— begin —

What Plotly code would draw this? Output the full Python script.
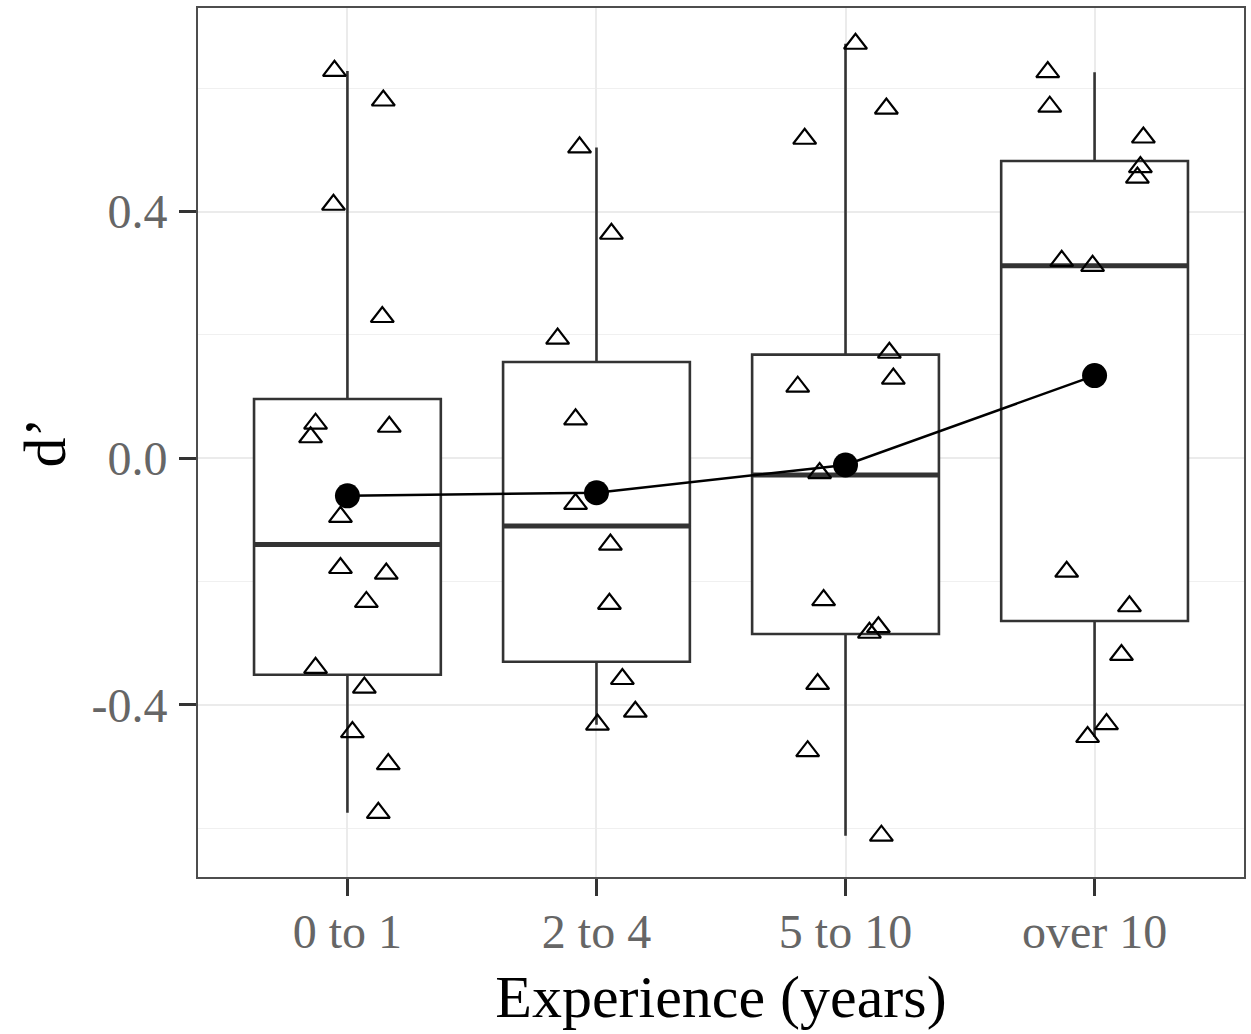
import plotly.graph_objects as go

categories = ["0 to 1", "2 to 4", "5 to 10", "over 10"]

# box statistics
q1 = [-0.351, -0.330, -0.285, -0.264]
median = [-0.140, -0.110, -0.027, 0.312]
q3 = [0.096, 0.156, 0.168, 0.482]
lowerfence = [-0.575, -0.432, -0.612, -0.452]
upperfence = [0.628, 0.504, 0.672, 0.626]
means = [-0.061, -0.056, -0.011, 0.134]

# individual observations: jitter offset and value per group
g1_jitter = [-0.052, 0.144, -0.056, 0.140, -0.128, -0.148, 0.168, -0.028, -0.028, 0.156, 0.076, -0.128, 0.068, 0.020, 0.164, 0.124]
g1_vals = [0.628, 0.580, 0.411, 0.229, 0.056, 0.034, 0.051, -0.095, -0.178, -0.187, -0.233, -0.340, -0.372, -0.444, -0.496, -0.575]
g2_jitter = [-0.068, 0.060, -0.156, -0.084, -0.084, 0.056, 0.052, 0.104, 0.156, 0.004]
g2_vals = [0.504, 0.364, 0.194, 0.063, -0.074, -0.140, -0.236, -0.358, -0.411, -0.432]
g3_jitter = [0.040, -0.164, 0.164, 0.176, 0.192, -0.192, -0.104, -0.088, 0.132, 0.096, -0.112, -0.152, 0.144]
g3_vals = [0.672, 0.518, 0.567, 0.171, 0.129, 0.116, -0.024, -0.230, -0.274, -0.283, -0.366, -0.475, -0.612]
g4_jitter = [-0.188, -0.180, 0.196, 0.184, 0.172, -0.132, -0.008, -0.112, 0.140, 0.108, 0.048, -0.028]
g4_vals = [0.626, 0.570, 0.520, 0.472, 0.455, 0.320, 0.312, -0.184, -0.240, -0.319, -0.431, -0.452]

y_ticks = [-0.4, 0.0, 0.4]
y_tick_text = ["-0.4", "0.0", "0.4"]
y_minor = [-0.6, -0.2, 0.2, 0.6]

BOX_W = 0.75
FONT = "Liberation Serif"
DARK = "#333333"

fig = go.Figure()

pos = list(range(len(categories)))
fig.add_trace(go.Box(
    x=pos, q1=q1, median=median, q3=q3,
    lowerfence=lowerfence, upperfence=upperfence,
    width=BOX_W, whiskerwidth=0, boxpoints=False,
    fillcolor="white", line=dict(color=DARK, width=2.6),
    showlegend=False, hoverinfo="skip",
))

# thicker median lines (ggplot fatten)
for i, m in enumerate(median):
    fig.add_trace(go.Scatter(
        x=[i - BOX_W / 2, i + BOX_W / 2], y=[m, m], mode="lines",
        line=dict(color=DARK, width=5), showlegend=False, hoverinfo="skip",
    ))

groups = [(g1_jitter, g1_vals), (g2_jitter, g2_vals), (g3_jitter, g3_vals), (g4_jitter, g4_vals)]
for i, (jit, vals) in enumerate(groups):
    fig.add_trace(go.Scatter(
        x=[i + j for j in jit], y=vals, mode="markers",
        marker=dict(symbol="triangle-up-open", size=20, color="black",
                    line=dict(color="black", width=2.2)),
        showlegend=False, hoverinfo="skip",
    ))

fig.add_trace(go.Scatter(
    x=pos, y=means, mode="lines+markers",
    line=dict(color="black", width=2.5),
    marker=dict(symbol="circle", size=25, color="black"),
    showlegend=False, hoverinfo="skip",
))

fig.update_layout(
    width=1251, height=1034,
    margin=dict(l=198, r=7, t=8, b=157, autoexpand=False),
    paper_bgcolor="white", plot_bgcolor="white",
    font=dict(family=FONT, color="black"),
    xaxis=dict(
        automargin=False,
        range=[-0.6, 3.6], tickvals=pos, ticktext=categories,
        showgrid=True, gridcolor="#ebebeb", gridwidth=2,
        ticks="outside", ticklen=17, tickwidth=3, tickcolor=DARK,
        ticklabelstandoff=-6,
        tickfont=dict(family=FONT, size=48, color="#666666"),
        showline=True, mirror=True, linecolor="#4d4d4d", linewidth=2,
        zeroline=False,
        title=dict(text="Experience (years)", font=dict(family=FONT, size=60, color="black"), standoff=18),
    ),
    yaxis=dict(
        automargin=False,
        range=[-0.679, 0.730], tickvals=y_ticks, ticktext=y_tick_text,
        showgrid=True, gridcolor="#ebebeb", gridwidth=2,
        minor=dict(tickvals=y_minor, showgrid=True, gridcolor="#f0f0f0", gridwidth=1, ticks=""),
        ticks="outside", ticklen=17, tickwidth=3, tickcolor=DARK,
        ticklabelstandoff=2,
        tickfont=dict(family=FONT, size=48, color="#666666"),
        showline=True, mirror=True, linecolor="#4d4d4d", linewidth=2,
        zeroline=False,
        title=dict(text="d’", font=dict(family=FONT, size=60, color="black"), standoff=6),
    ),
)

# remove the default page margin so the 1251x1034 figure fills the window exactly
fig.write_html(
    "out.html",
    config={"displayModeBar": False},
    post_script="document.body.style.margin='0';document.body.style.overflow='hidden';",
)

— end —
— begin —

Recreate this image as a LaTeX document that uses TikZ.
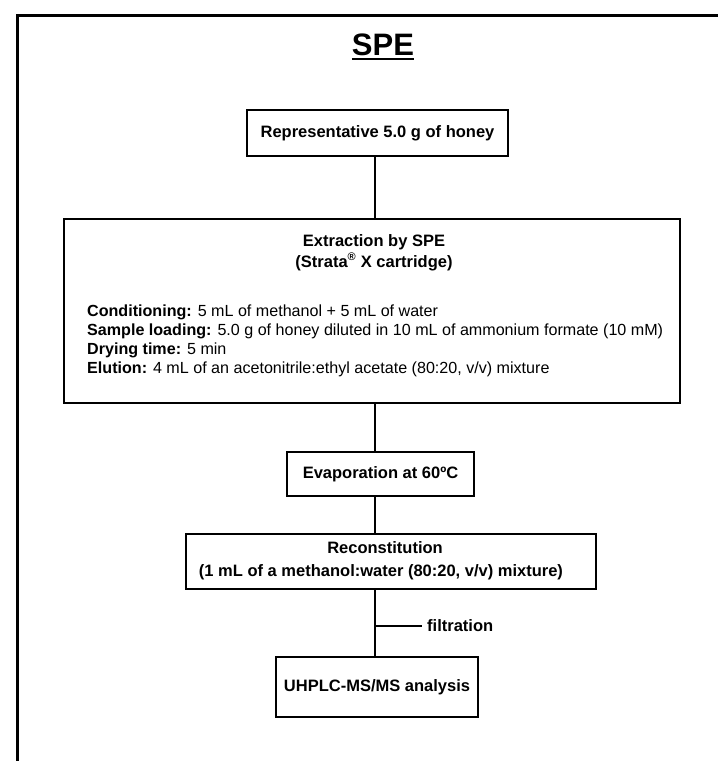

— end —
— begin —

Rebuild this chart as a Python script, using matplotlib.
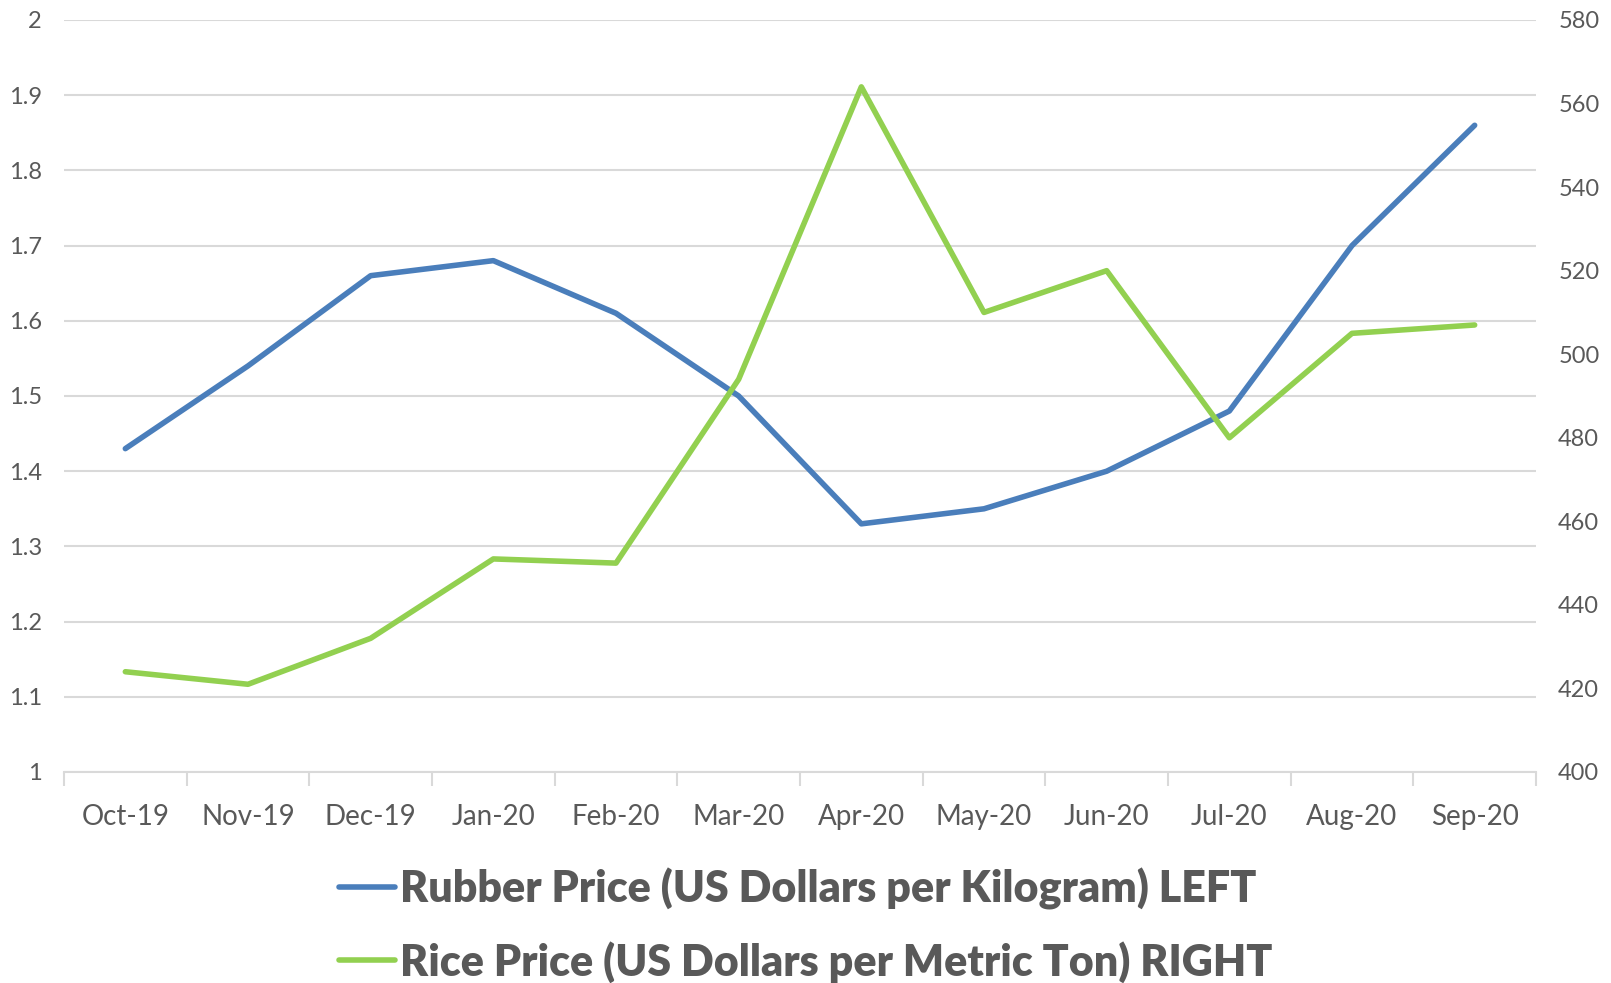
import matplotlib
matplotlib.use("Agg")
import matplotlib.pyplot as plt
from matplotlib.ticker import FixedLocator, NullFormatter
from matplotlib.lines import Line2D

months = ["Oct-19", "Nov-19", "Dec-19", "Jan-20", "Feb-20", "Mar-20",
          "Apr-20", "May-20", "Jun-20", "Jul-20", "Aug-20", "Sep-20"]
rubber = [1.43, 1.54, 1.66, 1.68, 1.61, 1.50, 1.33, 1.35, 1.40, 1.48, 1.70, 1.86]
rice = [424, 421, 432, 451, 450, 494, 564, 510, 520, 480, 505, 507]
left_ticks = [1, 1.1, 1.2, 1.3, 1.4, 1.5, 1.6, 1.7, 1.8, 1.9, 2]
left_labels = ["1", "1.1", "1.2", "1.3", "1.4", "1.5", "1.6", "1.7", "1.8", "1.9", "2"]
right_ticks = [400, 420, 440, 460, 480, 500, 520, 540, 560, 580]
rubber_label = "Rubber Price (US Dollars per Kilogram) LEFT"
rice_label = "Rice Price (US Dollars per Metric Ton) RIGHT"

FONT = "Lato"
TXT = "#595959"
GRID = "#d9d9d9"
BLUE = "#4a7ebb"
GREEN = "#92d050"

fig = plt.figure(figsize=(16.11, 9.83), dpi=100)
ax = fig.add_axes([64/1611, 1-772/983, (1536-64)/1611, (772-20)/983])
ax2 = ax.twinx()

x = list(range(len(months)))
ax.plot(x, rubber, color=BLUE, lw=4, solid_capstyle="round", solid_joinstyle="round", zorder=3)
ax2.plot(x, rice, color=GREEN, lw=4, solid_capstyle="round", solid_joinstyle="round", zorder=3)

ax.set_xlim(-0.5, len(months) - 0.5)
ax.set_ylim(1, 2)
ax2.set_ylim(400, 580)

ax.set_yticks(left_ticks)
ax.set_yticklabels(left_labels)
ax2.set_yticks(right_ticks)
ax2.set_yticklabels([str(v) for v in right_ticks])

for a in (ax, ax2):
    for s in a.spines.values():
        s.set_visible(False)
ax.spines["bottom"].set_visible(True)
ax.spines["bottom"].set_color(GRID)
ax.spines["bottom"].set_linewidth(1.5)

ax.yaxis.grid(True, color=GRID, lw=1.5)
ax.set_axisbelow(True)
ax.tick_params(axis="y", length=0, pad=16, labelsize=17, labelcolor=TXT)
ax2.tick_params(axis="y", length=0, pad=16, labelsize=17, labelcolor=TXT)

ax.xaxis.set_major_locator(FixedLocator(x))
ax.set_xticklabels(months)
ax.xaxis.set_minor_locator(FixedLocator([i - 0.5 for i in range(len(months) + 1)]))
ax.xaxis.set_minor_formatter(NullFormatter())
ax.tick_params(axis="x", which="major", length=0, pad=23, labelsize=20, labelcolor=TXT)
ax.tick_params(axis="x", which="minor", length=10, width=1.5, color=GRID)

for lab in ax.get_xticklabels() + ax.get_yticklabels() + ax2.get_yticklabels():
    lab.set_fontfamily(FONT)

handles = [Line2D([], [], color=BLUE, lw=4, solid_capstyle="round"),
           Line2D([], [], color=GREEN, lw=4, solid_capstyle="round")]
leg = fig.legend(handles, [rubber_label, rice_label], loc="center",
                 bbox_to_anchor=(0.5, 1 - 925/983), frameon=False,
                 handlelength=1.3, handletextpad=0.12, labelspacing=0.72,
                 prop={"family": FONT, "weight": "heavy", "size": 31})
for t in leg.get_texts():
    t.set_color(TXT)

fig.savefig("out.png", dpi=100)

— end —

WORK INSTRUCTIONS: In the listing above, find the line containing "What Plotly code" and the line containing "means = [-0.061, -0.056, -0.011, 0.134]", then write out both of them and every line between, exactly, with no pictures.

RESPONSE TO THE EXERCISE:
What Plotly code would draw this? Output the full Python script.
import plotly.graph_objects as go

categories = ["0 to 1", "2 to 4", "5 to 10", "over 10"]

# box statistics
q1 = [-0.351, -0.330, -0.285, -0.264]
median = [-0.140, -0.110, -0.027, 0.312]
q3 = [0.096, 0.156, 0.168, 0.482]
lowerfence = [-0.575, -0.432, -0.612, -0.452]
upperfence = [0.628, 0.504, 0.672, 0.626]
means = [-0.061, -0.056, -0.011, 0.134]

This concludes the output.